Speaking of modern day, humankind should be evolved enough to keep an open mind about the universe and religion, and that creationism bullshit is just that: bullshit. We are evolved enough to the point where we should be good to one another and share with others who are less fortunate. That will never happen because every single human being on the face of the planet is selfish and lazy, just to different extents. We're not perfect beings.

Saying, "Religion is the bane of all existence!" is a bit premature, in my opinion, since humans created it. The evil present in human nature is the bane of all existence, not religion. The perversion of religion done over thousands of years by man is what's terrible about religion, not religion itself. Again, imagine if we all lived according to the ten commandments. Eventually someone would get greedy and kill someone else because we're human. We can try and reach an impossible goal, but we're human beings. We're inherently evil and that will always trump our willingness to do good.

The only problem with religion that I have is when they replace common sense and a curious, open mind with religious dogma. But, yet again, that's the human's fault, not the religion's. Religion can go away tomorrow if you'd like...all you'd have to do is teach people not to be selfish, ignorant, lazy, and evil. Good luck.
 
So are you saying we should keep religion around to keep these people happy, or kill them because they're retarded? I'm sort of confused as to the basis of your original post.

I'm saying that as long as people refuse to have a curious, open mind there will be religion for the weak-willed and weak-minded. It is up to human beings to open their minds and find their own enlightenment.

Let's be honest: Christianity/Judaism combined with science is the reason we're not on par with Islam in terms of primitive societies and we've had an enlightenment period. Religion taught us not to kill each other from the very beginning, and it has been passed down through families for thousands of years. Our human nature is always present, our animalistic instincts, but we've evolved into the society we are today by our ancestors following the principles of self-control taught to them by "civilized" religions. Today we get our moral values from our parents and family more than religion, but those moral values all stem from religion.

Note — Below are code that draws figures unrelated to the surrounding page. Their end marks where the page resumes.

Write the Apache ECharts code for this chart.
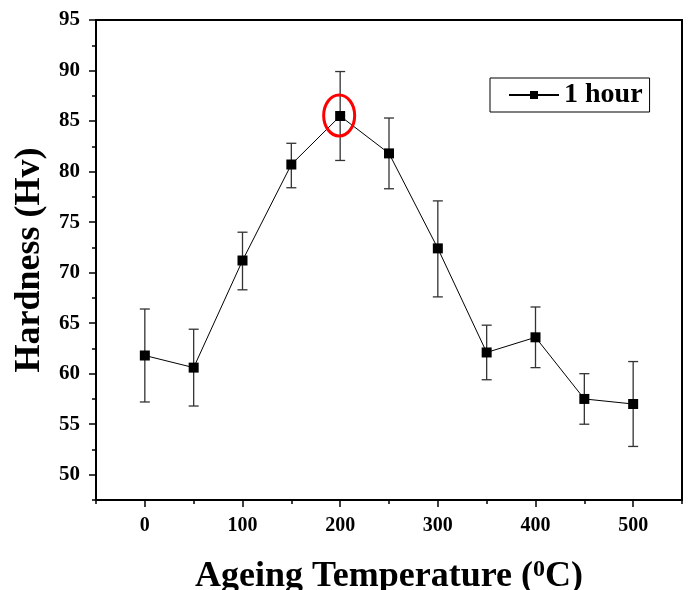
<!DOCTYPE html>
<html>
<head>
    <meta charset="utf-8">
    <title>Hardness vs Ageing Temperature</title>
    <script src="https://cdn.jsdelivr.net/npm/echarts@6/dist/echarts.min.js"></script>
    <style>
        body { margin: 0; background: #fff; }
    </style>
</head>
<body>
<div id="main" style="width: 689px;height:590px;"></div>
<script type="text/javascript">
    // data
    var temps = [0, 50, 100, 150, 200, 250, 300, 350, 400, 450, 500];
    var hardness = [61.8, 60.6, 71.2, 80.7, 85.5, 81.8, 72.4, 62.1, 63.6, 57.5, 57.0];
    var errLow = [57.2, 56.8, 68.3, 78.4, 81.1, 78.3, 67.6, 59.4, 60.6, 55.0, 52.8];
    var errHigh = [66.4, 64.4, 74.0, 82.8, 89.9, 85.3, 77.1, 64.8, 66.6, 60.0, 61.2];
    var xMajor = [0, 100, 200, 300, 400, 500];
    var yMajor = [50, 55, 60, 65, 70, 75, 80, 85, 90, 95];
    var seriesName = '1 hour';

    var font = "'Liberation Serif', 'Times New Roman', serif";

    var lineData = [], errData = [];
    for (var i = 0; i < temps.length; i++) {
        lineData.push([temps[i], hardness[i]]);
        errData.push([temps[i], errLow[i], errHigh[i]]);
    }
    // peak point gets the red ring
    var peak = hardness.indexOf(Math.max.apply(null, hardness));

    function renderErr(params, api) {
        var x = api.value(0);
        var lo = api.coord([x, api.value(1)]);
        var hi = api.coord([x, api.value(2)]);
        var w = 5;
        var st = {stroke: '#333', lineWidth: 1.3};
        return {
            type: 'group',
            children: [
                {type: 'line', shape: {x1: lo[0], y1: lo[1], x2: hi[0], y2: hi[1]}, style: st},
                {type: 'line', shape: {x1: lo[0] - w, y1: lo[1], x2: lo[0] + w, y2: lo[1]}, style: st},
                {type: 'line', shape: {x1: hi[0] - w, y1: hi[1], x2: hi[0] + w, y2: hi[1]}, style: st}
            ]
        };
    }

    function renderRing(params, api) {
        var p = api.coord([api.value(0), api.value(1)]);
        return {
            type: 'ellipse',
            shape: {cx: p[0] - 1, cy: p[1] - 0.5, rx: 15.5, ry: 20.5},
            style: {fill: 'none', stroke: '#ff0000', lineWidth: 3}
        };
    }

    var myChart = echarts.init(document.getElementById('main'));

    var option = {
        animation: false,
        backgroundColor: '#fff',
        grid: {
            left: 96, right: 7, top: 20, bottom: 90,
            show: true, borderColor: '#000', borderWidth: 2,
            outerBoundsMode: 'none'
        },
        legend: {
            data: [seriesName],
            left: 490, top: 78,
            padding: [3, 7, 3, 18],
            borderColor: '#000', borderWidth: 1,
            itemWidth: 50, itemHeight: 10,
            itemGap: 5,
            textStyle: {fontFamily: font, fontWeight: 'bold', fontSize: 28, color: '#000'}
        },
        xAxis: [
            {
                type: 'value', min: -50, max: 550, interval: 50,
                axisLine: {onZero: false, lineStyle: {color: '#000', width: 2}},
                axisTick: {length: 4, lineStyle: {color: '#000', width: 1.5}},
                splitLine: {show: false},
                axisLabel: {
                    margin: 16, color: '#000', fontFamily: font, fontWeight: 'bold', fontSize: 20,
                    formatter: function (v) { return (v >= 0 && v % 100 === 0) ? String(v) : ''; }
                },
                name: 'Ageing Temperature ({s|0}C)',
                nameLocation: 'middle',
                nameGap: 58,
                nameTextStyle: {
                    fontFamily: font, fontWeight: 'bold', fontSize: 36, color: '#000',
                    rich: {
                        s: {fontFamily: font, fontWeight: 'bold', fontSize: 24, color: '#000', verticalAlign: 'top', padding: [0, 0, 14, 0]}
                    }
                }
            },
            {
                type: 'value', min: -50, max: 550, position: 'bottom',
                axisLine: {show: false, onZero: false},
                axisTick: {customValues: xMajor, length: 7, lineStyle: {color: '#000', width: 1.5}},
                axisLabel: {show: false},
                splitLine: {show: false}
            }
        ],
        yAxis: [
            {
                type: 'value', min: 47.5, max: 95, interval: 2.5,
                axisLine: {onZero: false, lineStyle: {color: '#000', width: 2}},
                axisTick: {length: 4, lineStyle: {color: '#000', width: 1.5}},
                splitLine: {show: false},
                axisLabel: {
                    margin: 16, color: '#000', fontFamily: font, fontWeight: 'bold', fontSize: 21,
                    formatter: function (v) { return (v % 5 === 0) ? String(v) : ''; }
                },
                name: 'Hardness (Hv)',
                nameLocation: 'middle',
                nameGap: 46,
                nameTextStyle: {fontFamily: font, fontWeight: 'bold', fontSize: 36, color: '#000'}
            },
            {
                type: 'value', min: 47.5, max: 95, position: 'left',
                axisLine: {show: false, onZero: false},
                axisTick: {customValues: yMajor, length: 7, lineStyle: {color: '#000', width: 1.5}},
                axisLabel: {show: false},
                splitLine: {show: false}
            }
        ],
        series: [
            {
                name: 'err',
                type: 'custom',
                renderItem: renderErr,
                encode: {x: 0, y: [1, 2]},
                data: errData,
                z: 2,
                silent: true
            },
            {
                name: seriesName,
                type: 'line',
                data: lineData,
                symbol: 'rect',
                symbolSize: 10,
                itemStyle: {color: '#000'},
                lineStyle: {color: '#000', width: 1},
                z: 3
            },
            {
                name: 'peak',
                type: 'custom',
                renderItem: renderRing,
                data: [[temps[peak], hardness[peak]]],
                z: 4,
                silent: true
            }
        ]
    };

    myChart.setOption(option);
</script>
</body>
</html>
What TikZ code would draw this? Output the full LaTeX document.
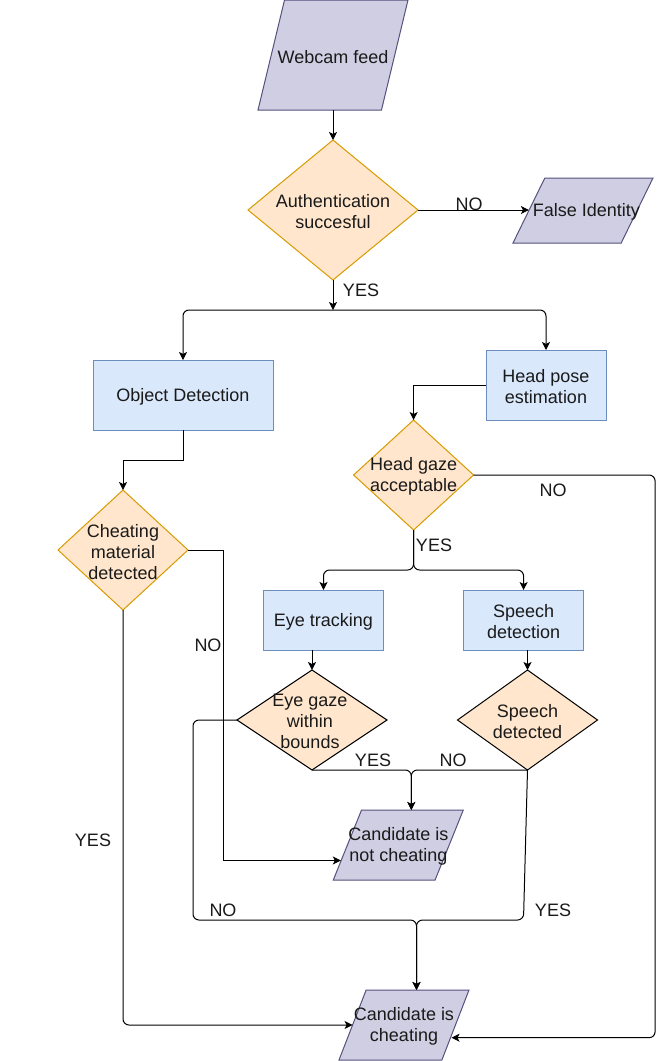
\documentclass[tikz,border=0pt]{standalone}
\usepackage{fontspec}
\setmainfont{Liberation Sans}
\usetikzlibrary{shapes.geometric,arrows.meta,calc}
\definecolor{parafill}{HTML}{D0CEE2}
\definecolor{paradraw}{HTML}{56517E}
\definecolor{decfill}{HTML}{FFE6CC}
\definecolor{decdraw}{HTML}{D79B00}
\definecolor{procfill}{HTML}{DAE8FC}
\definecolor{procdraw}{HTML}{6C8EBF}
\definecolor{txt}{HTML}{1A1A1A}
\begin{document}
\begin{tikzpicture}[x=0.75pt,y=-0.75pt,
  every node/.style={font=\fontsize{13.5}{15.75}\selectfont, text=txt},
  every label/.style={yshift=-1.2pt},
  base/.style={inner sep=0pt, outer sep=0pt, line width=0.75pt},
  para/.style={base, inner sep=1pt, trapezium, trapezium stretches=true, fill=parafill, draw=paradraw},
  dec/.style={base, diamond, fill=decfill, draw=decdraw},
  decb/.style={base, diamond, fill=decfill, draw=black},
  proc/.style={base, rectangle, fill=procfill, draw=procdraw},
  edge/.style={draw=black, line width=0.75pt, -{Stealth[length=6pt,width=6pt,inset=1.5pt]}},
  lbl/.style={inner sep=0pt}
]
\fill[white] (0,0) rectangle (662,1061);
\useasboundingbox (0,0) rectangle (662,1061);

% nodes
\node[para, trapezium left angle=74.7, trapezium right angle=105.3,
  minimum width=150*0.75pt, minimum height=110*0.75pt,
  label={[align=center]center:Webcam feed}] (web) at (333,55) {};
\node[dec, minimum width=170*0.75pt, minimum height=140*0.75pt,
  label={[align=center]center:Authentication\\succesful}] (auth) at (333,210) {};
\node[para, trapezium left angle=67.4, trapezium right angle=112.6,
  minimum width=140*0.75pt, minimum height=65*0.75pt,
  label={[align=center,xshift=2.5pt]center:False Identity}] (false) at (583,210.5) {};
\node[proc, minimum width=180*0.75pt, minimum height=70*0.75pt,
  label={[align=center]center:Object Detection}] (obj) at (183,395) {};
\node[proc, minimum width=120*0.75pt, minimum height=70*0.75pt,
  label={[align=center]center:Head pose\\estimation}] (head) at (546,385) {};
\node[dec, minimum width=120*0.75pt, minimum height=110*0.75pt,
  label={[align=center]center:Head gaze\\acceptable}] (hg) at (413.6,475) {};
\node[dec, minimum width=130*0.75pt, minimum height=120*0.75pt,
  label={[align=center]center:Cheating\\material\\detected}] (cm) at (123,550) {};
\node[proc, minimum width=120*0.75pt, minimum height=60*0.75pt,
  label={[align=center]center:Eye tracking}] (eye) at (323.5,620) {};
\node[proc, minimum width=120*0.75pt, minimum height=60*0.75pt,
  label={[align=center]center:Speech\\detection}] (sp) at (523.6,620) {};
\node[decb, minimum width=150*0.75pt, minimum height=100*0.75pt,
  label={[align=center,xshift=-1.5pt]center:Eye gaze\\within\\bounds}] (eg) at (312,720) {};
\node[decb, minimum width=140*0.75pt, minimum height=100*0.75pt,
  label={[align=center]center:Speech\\detected}] (sd) at (527.5,720) {};
\node[para, trapezium left angle=69, trapezium right angle=111,
  minimum width=130*0.75pt, minimum height=70*0.75pt,
  label={[align=center]center:Candidate is\\not cheating}] (cn) at (398.3,845) {};
\node[para, trapezium left angle=70.3, trapezium right angle=109.7,
  minimum width=130*0.75pt, minimum height=70*0.75pt,
  label={[align=center]center:Candidate is\\cheating}] (cc) at (404,1025) {};

% helper coordinates
\coordinate (split) at ($(auth.south)+(0,30)$);
\coordinate (cnT) at ($(cn.north)+(13,0)$);
\coordinate (cnL) at ($(cn.center)+(-57.5,15.5)$);
\coordinate (ccT) at ($(cc.north)+(12.5,0)$);
\coordinate (ccR) at ($(cc.center)+(47.5,12.7)$);

% connectors
\draw[edge] (web.south) -- (auth.north);
\draw[edge] (auth.east) -- (auth.east -| false.west);
\draw[edge] (auth.south) -- (split);
\draw[edge, rounded corners=4.5pt] (split) -| (obj.north);
\draw[edge, rounded corners=4.5pt] (split) -| (head.north);
\draw[edge] (obj.south) -- ++(0,30) -| (cm.north);
\draw[edge] (head.west) -| (hg.north);
\draw[edge, rounded corners=4.5pt] (hg.east) -- ++(181.5,0) |- (ccR);
\draw[edge] (cm.east) -- ++(35.4,0) |- (cnL);
\draw[edge, rounded corners=4.5pt] (cm.south) |- (cc.west);
\draw[edge, rounded corners=4.5pt] (hg.south) -- ++(0,40) -| (eye.north);
\draw[edge, rounded corners=4.5pt] (hg.south) -- ++(0,40) -| (sp.north);
\draw[edge] (eye.south -| eg.north) -- (eg.north);
\draw[edge] (sp.south -| sd.north) -- (sd.north);
\draw[edge, rounded corners=4.5pt] (eg.south) -| (cnT);
\draw[edge, rounded corners=4.5pt] (sd.south) -| (cnT);
\draw[edge, rounded corners=4.5pt] (eg.west) -- ++(-44,0) -- ++(0,200) -| (ccT);
\draw[edge, rounded corners=4.5pt] (sd.south) -- ++(-4,150) -| (ccT);

% labels
\node[lbl] (l1) at (469,204) {NO};
\node[lbl] (l2) at (361,290) {YES};
\node[lbl] (l3) at (553,490) {NO};
\node[lbl] (l4) at (434,545) {YES};
\node[lbl] (l5) at (208,645) {NO};
\node[lbl] (l6) at (373,760) {YES};
\node[lbl] (l7) at (453,760) {NO};
\node[lbl] (l8) at (223,910) {NO};
\node[lbl] (l9) at (553,910) {YES};
\node[lbl] (l10) at (93,840) {YES};
\end{tikzpicture}
\end{document}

The only thing left to do now is to take that final step into reaching our own enlightenment and realizing that we are the masters of our destiny, not someone pulling the strings in the sky. Many people already realize this, but there are far more who don't. It's going to take time for such a breakthrough, just like it takes time for scientific breakthroughs. Just because Copernicus realized that the Earth wasn't the center of the universe doesn't mean everyone in the entire world believed him immediately. Only many years later did everyone accept the fact that the sun is the center of our solar system.

Would the world be better off without religion? Absolutely...I'm not disputing that fact. But it's because our civilization has evolved into mostly enlightened beings and we've outgrown it as we would've outgrown a pair of pants when we were younger. It served us well for the time being to get us to this point from so many hundreds of years ago, but now we can take the wheel.